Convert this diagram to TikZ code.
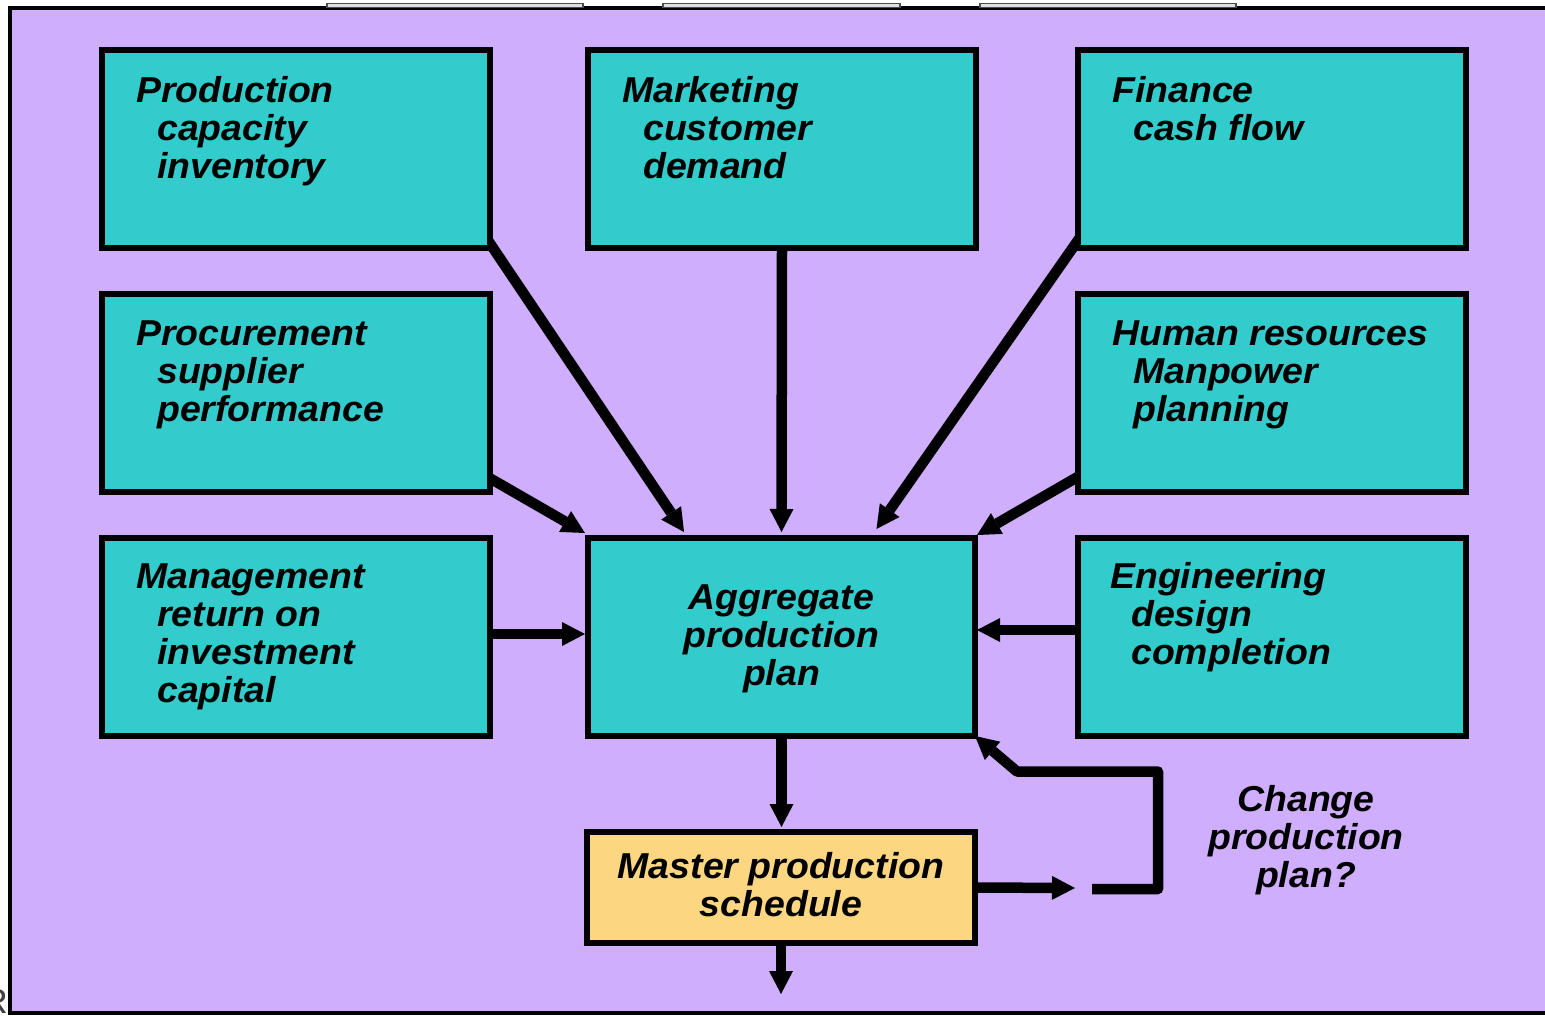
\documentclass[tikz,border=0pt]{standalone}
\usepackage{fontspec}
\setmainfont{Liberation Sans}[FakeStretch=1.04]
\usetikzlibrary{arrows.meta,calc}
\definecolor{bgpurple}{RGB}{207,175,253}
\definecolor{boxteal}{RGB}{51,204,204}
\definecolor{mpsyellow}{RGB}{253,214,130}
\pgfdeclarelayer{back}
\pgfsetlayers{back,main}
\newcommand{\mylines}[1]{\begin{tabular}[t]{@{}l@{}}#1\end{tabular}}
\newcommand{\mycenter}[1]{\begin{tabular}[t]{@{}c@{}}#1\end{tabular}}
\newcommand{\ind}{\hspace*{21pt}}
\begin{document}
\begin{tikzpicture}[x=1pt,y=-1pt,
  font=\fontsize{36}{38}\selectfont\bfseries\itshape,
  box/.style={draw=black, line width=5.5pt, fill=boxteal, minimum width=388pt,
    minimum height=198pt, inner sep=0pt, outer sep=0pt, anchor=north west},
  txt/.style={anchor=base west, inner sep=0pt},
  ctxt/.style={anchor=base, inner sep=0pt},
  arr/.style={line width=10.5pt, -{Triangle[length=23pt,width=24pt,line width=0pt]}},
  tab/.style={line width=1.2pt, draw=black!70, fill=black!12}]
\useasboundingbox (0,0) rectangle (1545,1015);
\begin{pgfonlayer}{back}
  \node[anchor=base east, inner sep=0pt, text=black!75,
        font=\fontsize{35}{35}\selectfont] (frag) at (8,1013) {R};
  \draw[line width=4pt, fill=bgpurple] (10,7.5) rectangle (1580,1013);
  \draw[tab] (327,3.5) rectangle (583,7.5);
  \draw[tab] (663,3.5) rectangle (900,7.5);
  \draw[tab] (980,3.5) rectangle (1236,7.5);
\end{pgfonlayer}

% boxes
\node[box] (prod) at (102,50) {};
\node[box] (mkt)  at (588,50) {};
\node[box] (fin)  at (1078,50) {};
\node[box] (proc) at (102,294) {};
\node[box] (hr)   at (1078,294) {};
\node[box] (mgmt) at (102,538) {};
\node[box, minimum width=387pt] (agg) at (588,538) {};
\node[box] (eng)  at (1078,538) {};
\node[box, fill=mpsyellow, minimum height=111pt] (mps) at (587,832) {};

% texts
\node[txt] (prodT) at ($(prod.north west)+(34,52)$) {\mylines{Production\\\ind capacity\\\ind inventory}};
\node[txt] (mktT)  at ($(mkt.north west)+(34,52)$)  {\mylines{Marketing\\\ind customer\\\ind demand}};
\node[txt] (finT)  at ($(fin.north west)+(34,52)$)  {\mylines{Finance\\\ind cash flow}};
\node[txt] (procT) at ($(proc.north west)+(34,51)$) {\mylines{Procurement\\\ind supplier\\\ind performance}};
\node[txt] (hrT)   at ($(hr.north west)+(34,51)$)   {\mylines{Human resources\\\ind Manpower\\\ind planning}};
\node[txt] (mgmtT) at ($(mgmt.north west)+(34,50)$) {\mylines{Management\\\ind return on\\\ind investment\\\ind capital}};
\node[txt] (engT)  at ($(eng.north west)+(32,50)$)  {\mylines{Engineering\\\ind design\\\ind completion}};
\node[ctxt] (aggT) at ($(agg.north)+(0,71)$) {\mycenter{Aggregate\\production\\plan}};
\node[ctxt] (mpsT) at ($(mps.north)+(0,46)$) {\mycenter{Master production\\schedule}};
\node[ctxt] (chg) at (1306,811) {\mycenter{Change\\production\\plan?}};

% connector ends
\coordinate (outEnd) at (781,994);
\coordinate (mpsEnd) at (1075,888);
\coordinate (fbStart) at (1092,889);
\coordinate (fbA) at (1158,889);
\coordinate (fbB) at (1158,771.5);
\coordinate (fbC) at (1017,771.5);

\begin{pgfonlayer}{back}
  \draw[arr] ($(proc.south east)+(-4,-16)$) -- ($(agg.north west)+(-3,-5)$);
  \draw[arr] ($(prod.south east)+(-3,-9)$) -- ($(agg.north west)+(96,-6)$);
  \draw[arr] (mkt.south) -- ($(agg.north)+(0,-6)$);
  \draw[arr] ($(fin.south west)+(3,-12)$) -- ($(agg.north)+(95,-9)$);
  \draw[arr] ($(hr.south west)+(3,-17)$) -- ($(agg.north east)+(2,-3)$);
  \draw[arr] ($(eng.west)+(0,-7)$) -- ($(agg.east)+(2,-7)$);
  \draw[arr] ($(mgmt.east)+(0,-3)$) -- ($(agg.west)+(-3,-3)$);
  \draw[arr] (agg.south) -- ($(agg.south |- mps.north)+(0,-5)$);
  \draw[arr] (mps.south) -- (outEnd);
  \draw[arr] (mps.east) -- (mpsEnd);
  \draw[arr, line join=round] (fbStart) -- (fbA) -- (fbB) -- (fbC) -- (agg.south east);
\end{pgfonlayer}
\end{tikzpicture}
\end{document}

Required work:
Keep every word of the data as it is when you write it out, but drop the pictures.

Right answer:
Convert this diagram to TikZ code.
\documentclass[tikz,border=0pt]{standalone}
\usepackage{fontspec}
\setmainfont{Liberation Sans}[FakeStretch=1.04]
\usetikzlibrary{arrows.meta,calc}
\definecolor{bgpurple}{RGB}{207,175,253}
\definecolor{boxteal}{RGB}{51,204,204}
\definecolor{mpsyellow}{RGB}{253,214,130}
\pgfdeclarelayer{back}
\pgfsetlayers{back,main}
\newcommand{\mylines}[1]{\begin{tabular}[t]{@{}l@{}}#1\end{tabular}}
\newcommand{\mycenter}[1]{\begin{tabular}[t]{@{}c@{}}#1\end{tabular}}
\newcommand{\ind}{\hspace*{21pt}}
\begin{document}
\begin{tikzpicture}[x=1pt,y=-1pt,
  font=\fontsize{36}{38}\selectfont\bfseries\itshape,
  box/.style={draw=black, line width=5.5pt, fill=boxteal, minimum width=388pt,
    minimum height=198pt, inner sep=0pt, outer sep=0pt, anchor=north west},
  txt/.style={anchor=base west, inner sep=0pt},
  ctxt/.style={anchor=base, inner sep=0pt},
  arr/.style={line width=10.5pt, -{Triangle[length=23pt,width=24pt,line width=0pt]}},
  tab/.style={line width=1.2pt, draw=black!70, fill=black!12}]
\useasboundingbox (0,0) rectangle (1545,1015);
\begin{pgfonlayer}{back}
  \node[anchor=base east, inner sep=0pt, text=black!75,
        font=\fontsize{35}{35}\selectfont] (frag) at (8,1013) {R};
  \draw[line width=4pt, fill=bgpurple] (10,7.5) rectangle (1580,1013);
  \draw[tab] (327,3.5) rectangle (583,7.5);
  \draw[tab] (663,3.5) rectangle (900,7.5);
  \draw[tab] (980,3.5) rectangle (1236,7.5);
\end{pgfonlayer}

% boxes
\node[box] (prod) at (102,50) {};
\node[box] (mkt)  at (588,50) {};
\node[box] (fin)  at (1078,50) {};
\node[box] (proc) at (102,294) {};
\node[box] (hr)   at (1078,294) {};
\node[box] (mgmt) at (102,538) {};
\node[box, minimum width=387pt] (agg) at (588,538) {};
\node[box] (eng)  at (1078,538) {};
\node[box, fill=mpsyellow, minimum height=111pt] (mps) at (587,832) {};

% texts
\node[txt] (prodT) at ($(prod.north west)+(34,52)$) {\mylines{Production\\\ind capacity\\\ind inventory}};
\node[txt] (mktT)  at ($(mkt.north west)+(34,52)$)  {\mylines{Marketing\\\ind customer\\\ind demand}};
\node[txt] (finT)  at ($(fin.north west)+(34,52)$)  {\mylines{Finance\\\ind cash flow}};
\node[txt] (procT) at ($(proc.north west)+(34,51)$) {\mylines{Procurement\\\ind supplier\\\ind performance}};
\node[txt] (hrT)   at ($(hr.north west)+(34,51)$)   {\mylines{Human resources\\\ind Manpower\\\ind planning}};
\node[txt] (mgmtT) at ($(mgmt.north west)+(34,50)$) {\mylines{Management\\\ind return on\\\ind investment\\\ind capital}};
\node[txt] (engT)  at ($(eng.north west)+(32,50)$)  {\mylines{Engineering\\\ind design\\\ind completion}};
\node[ctxt] (aggT) at ($(agg.north)+(0,71)$) {\mycenter{Aggregate\\production\\plan}};
\node[ctxt] (mpsT) at ($(mps.north)+(0,46)$) {\mycenter{Master production\\schedule}};
\node[ctxt] (chg) at (1306,811) {\mycenter{Change\\production\\plan?}};

% connector ends
\coordinate (outEnd) at (781,994);
\coordinate (mpsEnd) at (1075,888);
\coordinate (fbStart) at (1092,889);
\coordinate (fbA) at (1158,889);
\coordinate (fbB) at (1158,771.5);
\coordinate (fbC) at (1017,771.5);

\begin{pgfonlayer}{back}
  \draw[arr] ($(proc.south east)+(-4,-16)$) -- ($(agg.north west)+(-3,-5)$);
  \draw[arr] ($(prod.south east)+(-3,-9)$) -- ($(agg.north west)+(96,-6)$);
  \draw[arr] (mkt.south) -- ($(agg.north)+(0,-6)$);
  \draw[arr] ($(fin.south west)+(3,-12)$) -- ($(agg.north)+(95,-9)$);
  \draw[arr] ($(hr.south west)+(3,-17)$) -- ($(agg.north east)+(2,-3)$);
  \draw[arr] ($(eng.west)+(0,-7)$) -- ($(agg.east)+(2,-7)$);
  \draw[arr] ($(mgmt.east)+(0,-3)$) -- ($(agg.west)+(-3,-3)$);
  \draw[arr] (agg.south) -- ($(agg.south |- mps.north)+(0,-5)$);
  \draw[arr] (mps.south) -- (outEnd);
  \draw[arr] (mps.east) -- (mpsEnd);
  \draw[arr, line join=round] (fbStart) -- (fbA) -- (fbB) -- (fbC) -- (agg.south east);
\end{pgfonlayer}
\end{tikzpicture}
\end{document}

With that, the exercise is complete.